Figure 1. 6LoWPAN Protocol Stack (OSI Model Reference)
IoT network architecture is maintained based on various protocols (Figure 1). For instance, a typical WSN (Wireless Sensor Network) include IEEE 802.15.4 on the physical and media access layers, IPv6, 6LoWPAN (IPv6 over Low-Power Wireless Personal Area Networks), and RPL (Routing Protocol for Low power and Lossy Network) on the network layer, MQTT (Message Queuing Telemetry Transport) or CoAP (Constrained Application Protocol) on the application layer. RPL is a novel distance vector routing protocol standardized for constrained 6LoWPAN networks enabling nodes to communicate in a mesh topology.
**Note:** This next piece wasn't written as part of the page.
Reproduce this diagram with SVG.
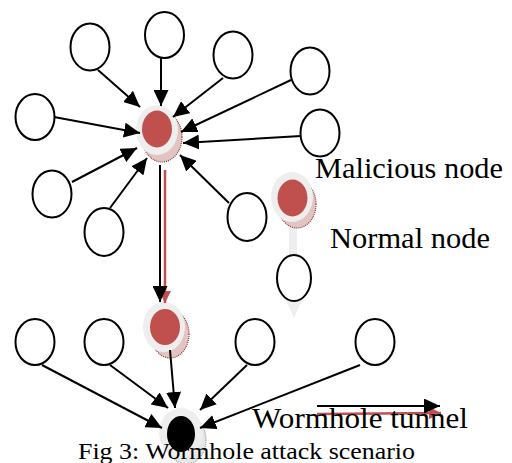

Unfortunately, several attacks exist on the RPL protocol that target a node’s availability, and increase dramatically its power consumption.
In this paper we propose a novel Intrusion Detection System (IDS) for classifying RPL well-known attacks. Several attempts to create an IDS for RPL attacks have been introduced, namely, SVELTE (Raza, Wallgren, & Voigt, 2013), Support Vector Machines (SVM) to detect selective forwarding attacks (Kaplantzis, Shilton, Mani, & Sekercioglu. 2007), Feature vectors-based IDS (Livani & Abadi, 2011). In our IDS, we used the Self-Organizing Map (SOM) neural networks to perform RPL attacks classification. Neural networks in general can be divided into a variety of types, and can be applied to different types of applications (Achkar et al., 2016; Harkouss et al., 2010; Abou Kassem et al., 2017; Saide et al., 2015).
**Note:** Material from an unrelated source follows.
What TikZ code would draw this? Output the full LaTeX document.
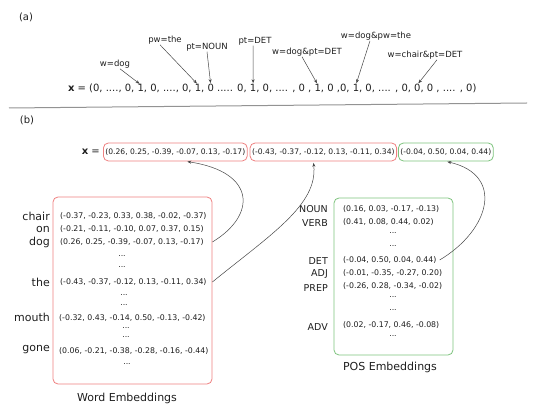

The main contributions of our IDS include: 1) The ability to detect multiple types of RPL attacks using unsupervised learning, 2) Enhancing power consumption by notifying the network administrator at an early stage about a certain attack, 3) Ensuring network availability due to the immediate notice of a security breach. The paper is divided as follows: Section 2 describes some background on RPL protocol and how the WSN topology is formed. Next, it explains the RPL well-known attacks and the control messages frequency on each attack. Moreover, it explains the SOM and how it can build a map from input samples. Section 3 introduces the proposed system; Section 4 discusses the simulation and results. Finally, we conclude with the intended future work.